Wednesday, April 18, 2007

Elephant

Elephant

(2003, 80 min) Continuing to film with the minimalistic style of Gerry, writer-director Gus Van Sant hauntingly distills the events surrounding a Columbine-like high school shooting to its most basic elements. In taking the time to get to know several sets of interlinked students, the tragedy becomes more profound yet even more senseless. Perhaps echoing the frustration of endless news coverage that demands explanations, however superficial, Van Sant introduces many possible causes and debunks them: deficient parents, peer pressure, drug use, insecurity, sexual issues (gay and straight) — in short, life in a typical high school.

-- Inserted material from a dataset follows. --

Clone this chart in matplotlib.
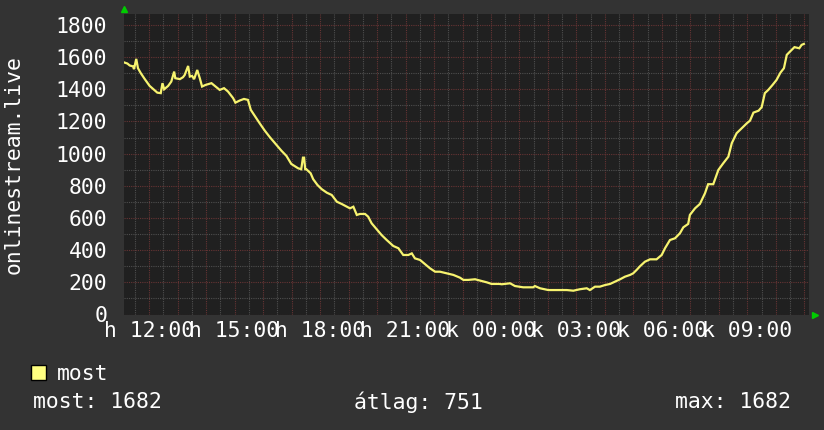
import matplotlib
matplotlib.use('Agg')
from matplotlib import pyplot as plt
from matplotlib.ticker import MultipleLocator, FuncFormatter
from matplotlib.patches import Patch

# hours since midnight of day 1 (values > 24 belong to the next day)
hours = [11.14, 11.24, 11.32, 11.44, 11.47, 11.55, 11.61, 11.71, 11.85, 12.02,
         12.18, 12.29, 12.41, 12.47, 12.53, 12.67, 12.78, 12.88, 12.92, 13.08,
         13.19, 13.25, 13.37, 13.43, 13.51, 13.58, 13.69, 13.78, 13.86, 13.98,
         14.19, 14.36, 14.48, 14.63, 14.77, 14.95, 15.03, 15.18, 15.33, 15.47,
         15.57, 15.71, 15.88, 16.06, 16.24, 16.47, 16.64, 16.82, 16.99, 17.23,
         17.34, 17.40, 17.44, 17.48, 17.52, 17.67, 17.76, 17.91, 18.06, 18.24,
         18.41, 18.59, 18.76, 18.94, 19.05, 19.17, 19.29, 19.40, 19.58, 19.69,
         19.81, 19.99, 20.16, 20.34, 20.57, 20.75, 20.92, 21.10, 21.22, 21.33,
         21.51, 21.68, 21.86, 22.04, 22.21, 22.45, 22.68, 22.91, 23.03, 23.20,
         23.44, 23.67, 23.85, 24.02, 24.29, 24.38, 24.67, 24.84, 25.13, 25.48,
         25.54, 25.72, 26.01, 26.42, 26.66, 26.89, 27.12, 27.36, 27.47, 27.65,
         27.82, 28.00, 28.18, 28.35, 28.53, 28.70, 28.88, 28.99, 29.11, 29.23,
         29.40, 29.58, 29.81, 29.99, 30.11, 30.28, 30.46, 30.63, 30.75, 30.92,
         30.98, 31.16, 31.33, 31.51, 31.62, 31.80, 31.98, 32.15, 32.33, 32.45,
         32.62, 32.80, 32.98, 33.09, 33.21, 33.39, 33.50, 33.61, 33.73, 33.88,
         34.02, 34.16, 34.28, 34.38, 34.49, 34.65, 34.82, 34.90, 34.98]
users = [1566, 1560, 1548, 1542, 1525, 1589, 1531, 1500, 1463, 1421,
         1396, 1379, 1376, 1438, 1400, 1421, 1448, 1510, 1469, 1463,
         1475, 1489, 1545, 1479, 1483, 1463, 1520, 1469, 1417, 1427,
         1438, 1413, 1396, 1407, 1386, 1345, 1317, 1330, 1340, 1334,
         1272, 1234, 1189, 1143, 1102, 1054, 1019, 986, 936, 909,
         903, 975, 975, 903, 903, 878, 841, 805, 779, 757,
         743, 701, 687, 670, 660, 670, 619, 625, 625, 608,
         567, 530, 494, 463, 426, 412, 370, 370, 380, 349,
         339, 314, 287, 266, 266, 256, 246, 229, 215, 215,
         219, 208, 200, 190, 190, 188, 194, 177, 169, 169,
         177, 163, 152, 152, 152, 148, 157, 163, 152, 173,
         173, 183, 190, 204, 219, 235, 246, 256, 277, 300,
         328, 343, 343, 370, 413, 463, 474, 505, 542, 563,
         619, 660, 687, 754, 810, 810, 899, 940, 981, 1065,
         1127, 1158, 1189, 1205, 1255, 1267, 1289, 1376, 1396, 1427,
         1458, 1504, 1531, 1614, 1634, 1662, 1655, 1676, 1682]

label_hours = [12, 15, 18, 21, 24, 27, 30, 33]
label_texts = ['h 12:00', 'h 15:00', 'h 18:00', 'h 21:00',
               'k 00:00', 'k 03:00', 'k 06:00', 'k 09:00']
stats = ['most: 1682', 'átlag: 751', 'max: 1682']

BG = '#333333'
CANVAS = '#202020'
LINE = '#f7f36f'
FONT = 'DejaVu Sans Mono'
FS = 15.4

plt.rcParams['font.family'] = FONT

fig = plt.figure(figsize=(8.24, 4.30), dpi=100, facecolor=BG)
ax = fig.add_axes([124 / 824, 1 - 314.5 / 430, 685 / 824, 300.5 / 430])
ax.set_facecolor(CANVAS)

ax.set_xlim(11.12, 35.16)
ax.set_ylim(0, 1868)

ax.xaxis.set_major_locator(MultipleLocator(1))
ax.xaxis.set_minor_locator(MultipleLocator(0.5))
ax.yaxis.set_major_locator(MultipleLocator(200))
ax.yaxis.set_minor_locator(MultipleLocator(100))

labels = dict(zip(label_hours, label_texts))
ax.xaxis.set_major_formatter(FuncFormatter(lambda v, p: labels.get(int(round(v)), '')
                                           if abs(v - round(v)) < 1e-6 else ''))

ax.grid(which='minor', color='#4e4e4e', linestyle=(0, (1, 1)), linewidth=0.8)
ax.grid(which='major', color='#663434', linestyle=(0, (1, 1)), linewidth=0.8)
ax.set_axisbelow(True)

ax.tick_params(which='both', length=0, colors='white', labelsize=FS)
ax.tick_params(axis='x', pad=5)
ax.tick_params(axis='y', pad=12)
for s in ax.spines.values():
    s.set_visible(False)

ax.plot(hours, users, color=LINE, linewidth=1.6, solid_joinstyle='miter')

# little green arrows at axis ends
ax.plot([0], [1.015], marker='^', color='#00cc00', markersize=4.5,
        transform=ax.transAxes, clip_on=False)
ax.plot([1.009], [0.0], marker='>', color='#00cc00', markersize=4.5,
        transform=ax.transAxes, clip_on=False)

ax.set_ylabel('onlinestream.live', color='white', fontsize=FS)
ax.yaxis.set_label_coords(-0.147, 0.5)

fig.legend(handles=[Patch(facecolor='#ffff80', edgecolor='black', linewidth=1, label='most')],
           loc='center left', bbox_to_anchor=(31 / 824, 1 - 374 / 430), frameon=False,
           handlelength=0.7, handleheight=0.7, handletextpad=0.5,
           borderpad=0, borderaxespad=0, labelcolor='white', prop={'size': FS})

for x, txt in zip([33, 354, 675], stats):
    fig.text(x / 824, 1 - 402 / 430, txt, color='white', fontsize=FS, va='center', ha='left')

fig.savefig('out.png', dpi=100, facecolor=BG)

The easy availability of guns and violent entertainment may be contributors, but are they triggers, facilitators, or mere conveniences? Much of Elephant is shot from a first-person-shooter video game perspective, but it's hard to imagine a movie so grueling being an inspiration to violence. The identity of the shooters isn't even revealed until halfway through, forcing the audience into a fruitless guessing game, a search for nonexistent answers. These are misunderstood kids, and there's no way an 80-minute movie is going to understand them either. Instead, Van Sant lets us watch, intimately, and maybe experience just a little bit of what it was like for an entire generation to lose its innocence. And that's more than enough.